§ Aim
Shown below is a listing with pictures; reproduce exactly, and only, the lines between the ones containing "Output the web" and "const bw = x.step() * 0.298;", inclusive, leaving the pictures out.

§ Data lines
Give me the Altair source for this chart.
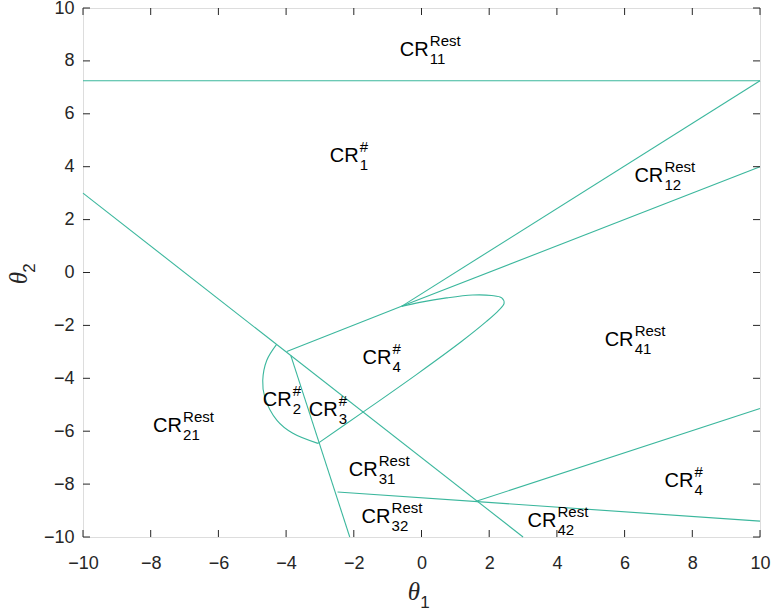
import altair as alt
import pandas as pd

# Critical-region boundaries in the (theta1, theta2) parameter plane
seg_names = ["top", "diag", "upper", "fan_a", "fan_b", "steep", "low_a", "low_b", "loop", "arc"]
seg_t1 = [
    [-10, 10],
    [-10, 3],
    [-3.98, -0.59],
    [-0.59, 10],
    [-0.59, 10],
    [-3.86, -2.12],
    [-2.48, 10],
    [1.64, 10],
    [-3.06, -1.74, -0.14, 1.19, 1.92, 2.28, 2.44, 2.37, 2.07, 1.51, 0.74, -0.05, -0.59],
    [-3.06, -3.80, -4.27, -4.63, -4.69, -4.57, -4.28],
]
seg_t2 = [
    [7.25, 7.25],
    [3, -10],
    [-2.99, -1.28],
    [-1.28, 7.25],
    [-1.28, 4.0],
    [-3.14, -10],
    [-8.30, -9.40],
    [-8.64, -5.14],
    [-6.46, -5.29, -3.85, -2.60, -1.85, -1.43, -1.17, -0.96, -0.87, -0.85, -0.96, -1.13, -1.28],
    [-6.46, -6.08, -5.59, -4.72, -4.08, -3.32, -2.72],
]

# Region labels: CR with superscript and subscript
label_t1 = [-0.64, -2.71, 6.29, 5.41, -1.74, -4.69, -3.33, -7.93, -2.15, -1.77, 3.13, 7.18]
label_t2 = [8.20, 4.16, 3.41, -2.76, -3.47, -5.06, -5.44, -6.04, -7.71, -9.48, -9.63, -8.12]
label_sup = ["Rest", "#", "Rest", "Rest", "#", "#", "#", "Rest", "Rest", "Rest", "Rest", "#"]
label_sub = ["11", "1", "12", "41", "4", "2", "3", "21", "31", "32", "42", "4"]

tick_values = [-10, -8, -6, -4, -2, 0, 2, 4, 6, 8, 10]

W, H = 677, 529
LINE = "#3bb79d"
AX = "#262626"
FONT = "Liberation Sans"

rows = []
for name, xs, ys in zip(seg_names, seg_t1, seg_t2):
    for i, (a, b) in enumerate(zip(xs, ys)):
        rows.append({"seg": name, "ord": i, "t1": a, "t2": b})
lines_df = pd.DataFrame(rows)

labels_df = pd.DataFrame({"t1": label_t1, "t2": label_t2, "sup": label_sup, "sub": label_sub})
ticks_df = pd.DataFrame({"v": tick_values})

xs = alt.Scale(domain=[-10, 10], nice=False, zero=False)
ys = alt.Scale(domain=[-10, 10], nice=False, zero=False)

x_axis = alt.Axis(values=tick_values, grid=False, domain=False, ticks=False, tickSize=0,
                  labelPadding=17, labelFlush=False, labelFont=FONT, labelFontSize=18,
                  labelColor=AX, title=None)
y_axis = alt.Axis(values=tick_values, grid=False, domain=False, ticks=False, tickSize=0,
                  labelPadding=9, labelFlush=False, labelFont=FONT, labelFontSize=18,
                  labelColor=AX, title=None)

lines = alt.Chart(lines_df).mark_line(color=LINE, strokeWidth=1.1, interpolate="catmull-rom").encode(
    x=alt.X("t1:Q", scale=xs, axis=x_axis),
    y=alt.Y("t2:Q", scale=ys, axis=y_axis),
    detail="seg:N",
    order="ord:Q",
)

base_lab = alt.Chart(labels_df)
cr = base_lab.mark_text(align="left", baseline="alphabetic", font=FONT, fontSize=20, color="black").encode(
    x=alt.X("t1:Q", scale=xs), y=alt.Y("t2:Q", scale=ys), text=alt.value("CR")
)
sup = base_lab.mark_text(align="left", baseline="alphabetic", font=FONT, fontSize=15, color="black",
                         dx=30, dy=-10).encode(
    x=alt.X("t1:Q", scale=xs), y=alt.Y("t2:Q", scale=ys), text="sup:N"
)
sub = base_lab.mark_text(align="left", baseline="alphabetic", font=FONT, fontSize=15, color="black",
                         dx=30, dy=8).encode(
    x=alt.X("t1:Q", scale=xs), y=alt.Y("t2:Q", scale=ys), text="sub:N"
)

# Inward ticks on all four sides of the frame
tk = alt.Chart(ticks_df).mark_rule(color=AX, strokeWidth=1)
tick_bottom = tk.encode(x=alt.X("v:Q", scale=xs), y=alt.value(H), y2=alt.value(H - 7))
tick_top = tk.encode(x=alt.X("v:Q", scale=xs), y=alt.value(0), y2=alt.value(7))
tick_left = tk.encode(y=alt.Y("v:Q", scale=ys), x=alt.value(0), x2=alt.value(7))
tick_right = tk.encode(y=alt.Y("v:Q", scale=ys), x=alt.value(W - 7), x2=alt.value(W))

# Axis titles: italic theta with numeric subscripts
title_df = pd.DataFrame({"k": [0]})
tt = alt.Chart(title_df)
th1 = tt.mark_text(text="θ", font="Liberation Serif", fontStyle="italic", fontSize=25,
                   align="center", baseline="alphabetic", color=AX).encode(
    x=alt.value(331), y=alt.value(592))
th1s = tt.mark_text(text="1", font=FONT, fontSize=17, align="center", baseline="alphabetic",
                    color=AX).encode(x=alt.value(342), y=alt.value(600))
th2 = tt.mark_text(text="θ", font="Liberation Serif", fontStyle="italic", fontSize=25, angle=270,
                   align="center", baseline="alphabetic", color=AX).encode(
    x=alt.value(-56), y=alt.value(270))
th2s = tt.mark_text(text="2", font=FONT, fontSize=17, angle=270, align="center",
                    baseline="alphabetic", color=AX).encode(x=alt.value(-48), y=alt.value(260))

chart = alt.layer(
    lines, tick_bottom, tick_top, tick_left, tick_right, cr, sup, sub, th1, th1s, th2, th2s
).properties(
    width=W, height=H,
    autosize=alt.AutoSizeParams(type="none"),
    padding={"left": 83, "top": 8, "right": 11, "bottom": 77},
).configure_view(stroke=AX, strokeWidth=1).configure(background="white")

chart.save("out.html", embed_options={"renderer": "svg", "actions": False})
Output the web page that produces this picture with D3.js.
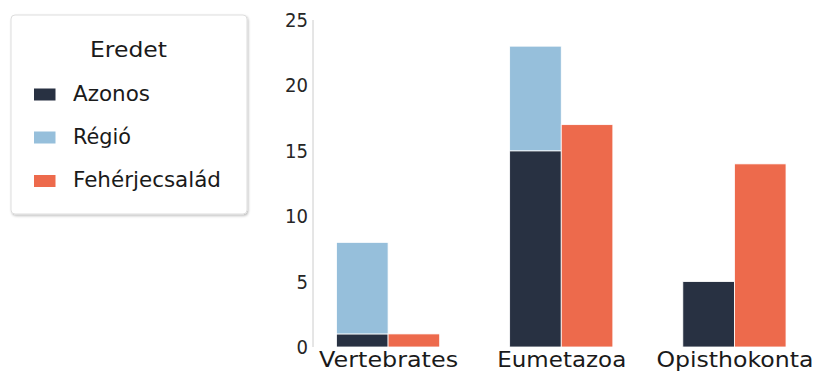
<!DOCTYPE html>
<html><head><meta charset="utf-8">
<script src="https://cdn.jsdelivr.net/npm/d3@7"></script>
<style>body{margin:0;background:#fff;} text{font-family:"DejaVu Sans",sans-serif;}</style>
</head><body>
<svg id="c" width="817" height="373"></svg>
<script>
const categories = ["Vertebrates", "Eumetazoa", "Opisthokonta"];
const azonos = [1, 15, 5];
const regio = [7, 8, 0];
const feherje = [1, 17, 14];
const seriesNames = ["Azonos", "Régió", "Fehérjecsalád"];
const colors = ["#283142", "#96bfdb", "#ed6a4c"];
const yTicks = [0, 5, 10, 15, 20, 25];

const svg = d3.select("#c");
const x = d3.scalePoint().domain(categories).range([301.5, 821]).padding(0.5);
const y = d3.scaleLinear().domain([0, 25]).range([347, 20]);
const bw = x.step() * 0.298;

// y axis line
svg.append("line").attr("x1", 313).attr("x2", 313).attr("y1", y(25)).attr("y2", y(0))
  .attr("stroke", "#cccccc").attr("stroke-width", 1);
const yAxis = d3.axisLeft(y).tickValues(yTicks).tickSize(0).tickPadding(5);
const ga = svg.append("g").attr("transform", "translate(313,0)").call(yAxis);
ga.select(".domain").remove();
ga.selectAll("text").attr("font-size", 20).attr("fill", "#262626").attr("font-family", "DejaVu Sans")
  .attr("textLength", d => String(d).length * 11.5).attr("lengthAdjust", "spacingAndGlyphs");

const data = categories.map((c, i) => ({c, a: azonos[i], r: regio[i], f: feherje[i]}));
const g = svg.append("g");
// Azonos
g.selectAll(".a").data(data).join("rect")
  .attr("x", d => x(d.c) - bw).attr("width", bw)
  .attr("y", d => y(d.a)).attr("height", d => y(0) - y(d.a))
  .attr("fill", colors[0]).attr("stroke", "#fff").attr("stroke-width", 0.8);
// Régió stacked
g.selectAll(".r").data(data.filter(d => d.r > 0)).join("rect")
  .attr("x", d => x(d.c) - bw).attr("width", bw)
  .attr("y", d => y(d.a + d.r)).attr("height", d => y(d.a) - y(d.a + d.r))
  .attr("fill", colors[1]).attr("stroke", "#fff").attr("stroke-width", 0.8);
// Fehérjecsalád
g.selectAll(".f").data(data).join("rect")
  .attr("x", d => x(d.c)).attr("width", bw)
  .attr("y", d => y(d.f)).attr("height", d => y(0) - y(d.f))
  .attr("fill", colors[2]).attr("stroke", "#fff").attr("stroke-width", 0.8);

// x labels
const xLabelWidths = [139, 129, 157];
const xAxis = d3.axisBottom(x).tickSize(0).tickPadding(0);
const gx = svg.append("g").attr("transform", `translate(0,${y(0)})`).call(xAxis);
gx.select(".domain").remove();
gx.selectAll("text").attr("font-size", 21.5).attr("fill", "#1a1a1a").attr("font-family", "DejaVu Sans")
  .attr("dy", null).attr("y", 20)
  .attr("textLength", (d, i) => xLabelWidths[i]).attr("lengthAdjust", "spacingAndGlyphs");

// legend
const defs = svg.append("defs");
const f = defs.append("filter").attr("id", "sh").attr("x", "-10%").attr("y", "-10%").attr("width", "120%").attr("height", "120%");
f.append("feDropShadow").attr("dx", 1).attr("dy", 1.5).attr("stdDeviation", 1.2).attr("flood-color", "#000").attr("flood-opacity", 0.25);
const lg = svg.append("g");
lg.append("rect").attr("x", 11).attr("y", 15).attr("width", 236).attr("height", 199).attr("rx", 4)
  .attr("fill", "#fff").attr("stroke", "#dddddd").attr("filter", "url(#sh)");
lg.append("text").attr("x", 128.5).attr("y", 57).attr("text-anchor", "middle")
  .attr("font-size", 21).attr("fill", "#1a1a1a").attr("textLength", 77).attr("lengthAdjust", "spacingAndGlyphs").text("Eredet");
const ly = [100.5, 143.5, 187];
const lw = [77, 58, 148];
seriesNames.forEach((n, i) => {
  lg.append("rect").attr("x", 34).attr("y", ly[i] - 12).attr("width", 21.5).attr("height", 12).attr("fill", colors[i]);
  lg.append("text").attr("x", 73).attr("y", ly[i])
    .attr("font-size", 20.5).attr("fill", "#1a1a1a")
    .attr("textLength", lw[i]).attr("lengthAdjust", "spacingAndGlyphs").text(n);
});
</script>
</body></html>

§ The answer
Output the web page that produces this picture with D3.js.
<!DOCTYPE html>
<html><head><meta charset="utf-8">
<script src="https://cdn.jsdelivr.net/npm/d3@7"></script>
<style>body{margin:0;background:#fff;} text{font-family:"DejaVu Sans",sans-serif;}</style>
</head><body>
<svg id="c" width="817" height="373"></svg>
<script>
const categories = ["Vertebrates", "Eumetazoa", "Opisthokonta"];
const azonos = [1, 15, 5];
const regio = [7, 8, 0];
const feherje = [1, 17, 14];
const seriesNames = ["Azonos", "Régió", "Fehérjecsalád"];
const colors = ["#283142", "#96bfdb", "#ed6a4c"];
const yTicks = [0, 5, 10, 15, 20, 25];

const svg = d3.select("#c");
const x = d3.scalePoint().domain(categories).range([301.5, 821]).padding(0.5);
const y = d3.scaleLinear().domain([0, 25]).range([347, 20]);
const bw = x.step() * 0.298;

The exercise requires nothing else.